### WHAT YOU ARE ASKED TO DO
Review the lines that follow and copy each one that contains the word "matplotlib".

┌──

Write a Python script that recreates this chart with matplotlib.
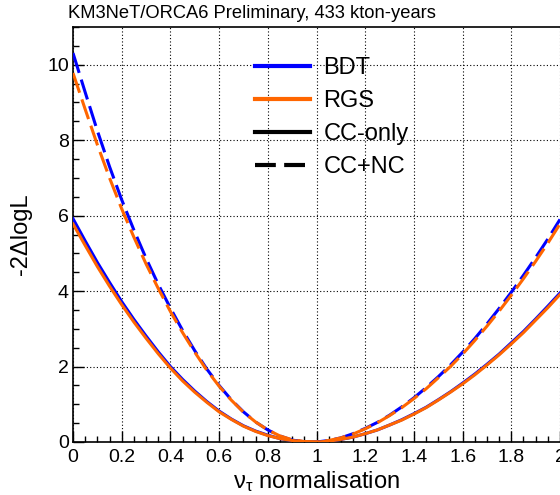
import matplotlib
matplotlib.use("Agg")
import matplotlib.pyplot as plt
from matplotlib.lines import Line2D
from matplotlib.ticker import MultipleLocator, FuncFormatter

plt.rcParams['font.family'] = ['Liberation Sans', 'DejaVu Sans']
plt.rcParams['mathtext.fontset'] = 'custom'
plt.rcParams['mathtext.rm'] = 'Liberation Sans'

# x grid of the scan
x_vals = [0.00, 0.05, 0.10, 0.15, 0.20, 0.25, 0.30, 0.35, 0.40, 0.45,
          0.50, 0.55, 0.60, 0.65, 0.70, 0.75, 0.80, 0.85, 0.90, 0.95,
          1.00, 1.05, 1.10, 1.15, 1.20, 1.25, 1.30, 1.35, 1.40, 1.45,
          1.50, 1.55, 1.60, 1.65, 1.70, 1.75, 1.80, 1.85, 1.90, 1.95, 2.00]

bdt_cc = [5.92, 5.33, 4.76, 4.23, 3.72, 3.25, 2.81, 2.39, 2.00, 1.66,
          1.35, 1.07, 0.82, 0.61, 0.43, 0.29, 0.18, 0.09, 0.04, 0.01,
          0.00, 0.02, 0.07, 0.13, 0.22, 0.32, 0.45, 0.59, 0.75, 0.92,
          1.12, 1.33, 1.56, 1.80, 2.06, 2.33, 2.63, 2.93, 3.26, 3.60, 3.95]

rgs_cc = [5.78, 5.21, 4.65, 4.13, 3.64, 3.18, 2.75, 2.34, 1.96, 1.62,
          1.32, 1.05, 0.80, 0.60, 0.42, 0.28, 0.17, 0.09, 0.04, 0.01,
          0.00, 0.02, 0.07, 0.13, 0.22, 0.32, 0.45, 0.58, 0.74, 0.91,
          1.11, 1.32, 1.54, 1.78, 2.04, 2.31, 2.60, 2.90, 3.23, 3.56, 3.91]

bdt_ccnc = [10.31, 9.27, 8.25, 7.30, 6.42, 5.62, 4.87, 4.18, 3.55, 2.96,
            2.42, 1.93, 1.50, 1.12, 0.80, 0.53, 0.32, 0.16, 0.05, 0.01,
            0.00, 0.04, 0.11, 0.22, 0.36, 0.52, 0.71, 0.93, 1.17, 1.44,
            1.73, 2.04, 2.38, 2.74, 3.13, 3.54, 3.97, 4.42, 4.89, 5.38, 5.90]

rgs_ccnc = [9.78, 8.82, 7.88, 7.00, 6.18, 5.43, 4.72, 4.07, 3.46, 2.90,
            2.38, 1.90, 1.48, 1.11, 0.79, 0.53, 0.32, 0.16, 0.06, 0.01,
            0.00, 0.04, 0.11, 0.21, 0.35, 0.51, 0.70, 0.91, 1.15, 1.41,
            1.70, 2.00, 2.33, 2.69, 3.07, 3.47, 3.89, 4.33, 4.79, 5.27, 5.78]

x_ticks = [0, 0.2, 0.4, 0.6, 0.8, 1.0, 1.2, 1.4, 1.6, 1.8, 2.0]
y_ticks = [0, 2, 4, 6, 8, 10]
legend_labels = ["BDT", "RGS", "CC-only", "CC+NC"]

BLUE = '#0000ff'
ORANGE = '#ff6600'

fig = plt.figure(figsize=(5.6, 4.95), dpi=100)
W, H = 560, 495
ax = fig.add_axes([73 / W, 53 / H, 487 / W, 415 / H])

lw = 2.2
dash = (6.8, 2.3)
ax.plot(x_vals, bdt_cc, color=BLUE, lw=lw, zorder=3)
ax.plot(x_vals, bdt_ccnc, color=BLUE, lw=lw, dashes=dash, zorder=3)
ax.plot(x_vals, rgs_cc, color=ORANGE, lw=lw, zorder=4)
ax.plot(x_vals, rgs_ccnc, color=ORANGE, lw=lw, dashes=dash, zorder=4)

ax.set_xlim(0, 2)
ax.set_ylim(0, 11)
ax.set_xticks(x_ticks)
ax.set_yticks(y_ticks)
ax.xaxis.set_minor_locator(MultipleLocator(0.05))
ax.yaxis.set_minor_locator(MultipleLocator(0.5))
fmt = FuncFormatter(lambda v, p: '%g' % v)
ax.xaxis.set_major_formatter(fmt)
ax.yaxis.set_major_formatter(fmt)
ax.tick_params(which='both', direction='in', top=False, right=False,
               labelsize=14, colors='black', width=1.0)
ax.tick_params(which='major', length=8)
ax.tick_params(which='minor', length=4)
ax.tick_params(axis='x', pad=5)
ax.tick_params(axis='y', pad=3)

ax.grid(True, which='major', color='black', linestyle=(0, (1, 2)), lw=0.8)
ax.set_axisbelow(True)
for s in ['left', 'bottom', 'top']:
    ax.spines[s].set_linewidth(1.2)
    ax.spines[s].set_color('black')
ax.spines['right'].set_visible(False)

ax.set_xlabel(r'$\mathregular{\nu_{\tau}}$ normalisation', fontsize=17)
ax.set_ylabel('-2\u0394logL', fontsize=17)
ax.xaxis.set_label_coords(0.5, -0.066)
ax.yaxis.set_label_coords(-0.084, 0.5)

handles = [Line2D([], [], color=BLUE, lw=3),
           Line2D([], [], color=ORANGE, lw=3),
           Line2D([], [], color='black', lw=3),
           Line2D([], [], color='black', lw=3, dashes=(5, 2))]
leg = ax.legend(handles, legend_labels, loc='upper left',
                bbox_to_anchor=((255 - 73) / 487, (442 - 57) / 415),
                frameon=False, fontsize=17, handlelength=2.35,
                handletextpad=0.55, labelspacing=0.47, borderpad=0,
                borderaxespad=0)

fig.text(68 / W, 1 - 18 / H, 'KM3NeT/ORCA6 Preliminary, 433 kton-years',
         fontsize=13.2, ha='left', va='baseline')

fig.savefig('out.png', dpi=100)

└──

### ANSWER TO THIS PROBLEM
Write a Python script that recreates this chart with matplotlib.
import matplotlib
matplotlib.use("Agg")
import matplotlib.pyplot as plt
from matplotlib.lines import Line2D
from matplotlib.ticker import MultipleLocator, FuncFormatter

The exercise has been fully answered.